His response was, "If you quit your job we’ll have to live under the freeway and eat cat food." That wasn’t exactly his response, but it’s what I heard in the fear and panic he expressed at having to support us both until I pulled myself together and found another job. He didn't say what I wanted to hear: "You go right ahead and quit that job! Take a month off to lie in bed and read magazines and I’ll hold your hand and make you French toast." (That’s the problem with spouses; they never read from their scripts. After all the trouble we go to writing their lines and submitting them telepathically.)
Psychologically I couldn't handle my job, and intellectually I couldn't do my job, and financially I couldn't afford to quit my job. So I developed little coping mechanisms, such as letting all my phone calls drop into voicemail and hiding out in a stall in the women's room. No one can reach me in here, I'd think. I'll just take a deep breath and regroup. Then one day I couldn't get that deep breath, couldn't regroup. I cowered in the stall for about forty minutes. I cried, ate Tic-Tacs. Finally, I ventured out, wobbled into my boss’s office and, despite my husband’s financial anxiety, quit and started working from home as a freelance writer.
This chapter of my life now serves as the opening chapters of my novel Good Grief. There are differences, of course. In the novel, Sophie, the narrator, has the boss from hell. In real life, I had a nice boss who was sympathetic, comforting even. But we've all had the boss from hell, so I embellished to punch up the story. In the novel, Sophie wears her bathrobe and slippers to work, which I never did. But I have a friend whose mom had a breakdown and wore her robe to work one day. I was stricken with this detail, carrying it with me for years until it worked its way into the book.
About a year after my corporate meltdown, I was trying to describe it to my brother, Jeff, recalling the details with despair and self pity. All I wanted to do was call our mother, but instead I had to call the news media and tell them that this patch would stick if you warmed it with a hair dryer.
"That is damn funny stuff," My brother said. "You need to write about that." He was right. It was funny. So I started writing.
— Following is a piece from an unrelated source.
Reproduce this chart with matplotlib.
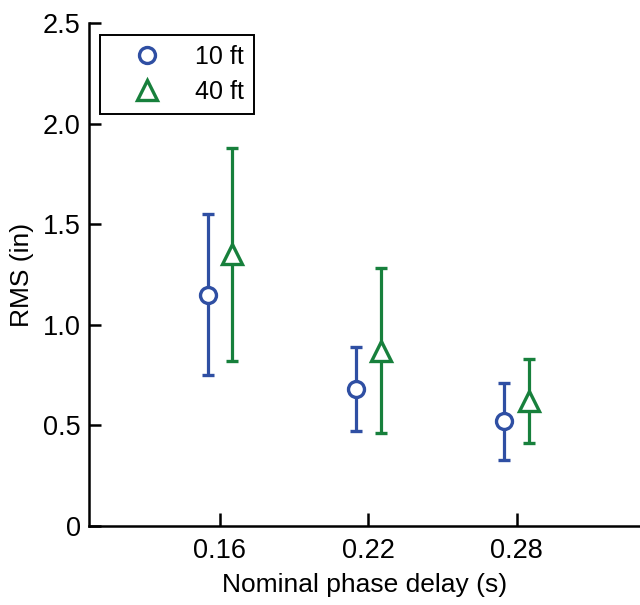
import matplotlib.pyplot as plt
from matplotlib.lines import Line2D
import numpy as np

plt.rcParams['font.family'] = ['Liberation Sans', 'DejaVu Sans']

# Data
delays = np.array([0.16, 0.22, 0.28])
tick_labels = ['0.16', '0.22', '0.28']
rms_10ft = np.array([1.15, 0.68, 0.52])
err_10ft = np.array([0.40, 0.21, 0.19])
rms_40ft = np.array([1.35, 0.87, 0.62])
err_40ft = np.array([0.53, 0.41, 0.21])

blue = '#2f4fa3'
green = '#17803c'
offset = 0.005

fig = plt.figure(figsize=(6.4, 6.05), dpi=100)
ax = fig.add_axes([0.139, 0.1306, 0.861, 0.8314])

ax.errorbar(delays - offset, rms_10ft, yerr=err_10ft, fmt='o', color=blue,
            mfc='white', mec=blue, ms=11.5, mew=2.4, elinewidth=2.3,
            capsize=4, capthick=2.3, zorder=3)
ax.errorbar(delays + offset, rms_40ft, yerr=err_40ft, fmt='^', color=green,
            mfc='white', mec=green, ms=14, mew=2.4, elinewidth=2.3,
            capsize=4, capthick=2.3, zorder=3)

ax.set_xlim(0.1070, 0.3299)
ax.set_ylim(0, 2.5)
ax.set_xticks(delays)
ax.set_xticklabels(tick_labels)
ax.set_yticks([0, 0.5, 1.0, 1.5, 2.0, 2.5])
ax.set_yticklabels(['0', '0.5', '1.0', '1.5', '2.0', '2.5'])

for side in ['top', 'right']:
    ax.spines[side].set_visible(False)
for side in ['left', 'bottom']:
    ax.spines[side].set_linewidth(1.8)
ax.tick_params(axis='y', direction='in', length=8.6, width=1.8, labelsize=19.5, pad=6)
ax.tick_params(axis='x', direction='in', length=9.4, width=1.8, labelsize=19.5, pad=9)

ax.set_xlabel('Nominal phase delay (s)', fontsize=19, labelpad=6)
ax.set_ylabel('RMS (in)', fontsize=19, labelpad=6)

# marker-only legend handles
handles = [Line2D([], [], ls='none', marker='o', ms=11.5, mfc='white', mec=blue, mew=2.4),
           Line2D([], [], ls='none', marker='^', ms=14, mfc='white', mec=green, mew=2.4)]
leg = ax.legend(handles, ['10 ft', '40 ft'], loc='upper left',
                bbox_to_anchor=(0.0195, 0.977), fontsize=18,
                frameon=True, fancybox=False, edgecolor='black', framealpha=1,
                borderpad=0.4, labelspacing=0.45, handlelength=3.0,
                handletextpad=0.4, borderaxespad=0)
leg.get_frame().set_linewidth(1.4)

plt.savefig('out.png', dpi=100)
There's a great scene in the bleak movie "Leaving Las Vegas" in which Nicholas Cage is a washed-up, alcoholic screenwriter who’s lost his wife and is about to lose his job. He is probably never going to make it in this world, and he is likely to die of alcoholism. Can this be humorous? For a moment, yes. He's at work, drunk and stumbling, but he's trying to prove that he's holding it together, that he can still function. As a co-worker looks on, he pretends to be having a high-powered Hollywood telephone conversation at his desk, barking with confidence about scripts and deals. But the whole time he's holding the phone receiver upside down. There is something heartbreakingly comical in this moment, as he finally hangs up and says with deadpan irritation, "Could somebody fix the phones around here?"
I'll never forget sitting there in the dark theater, laughing and crying at the same time. This searing blend of comedy and tragedy is what I love most about art.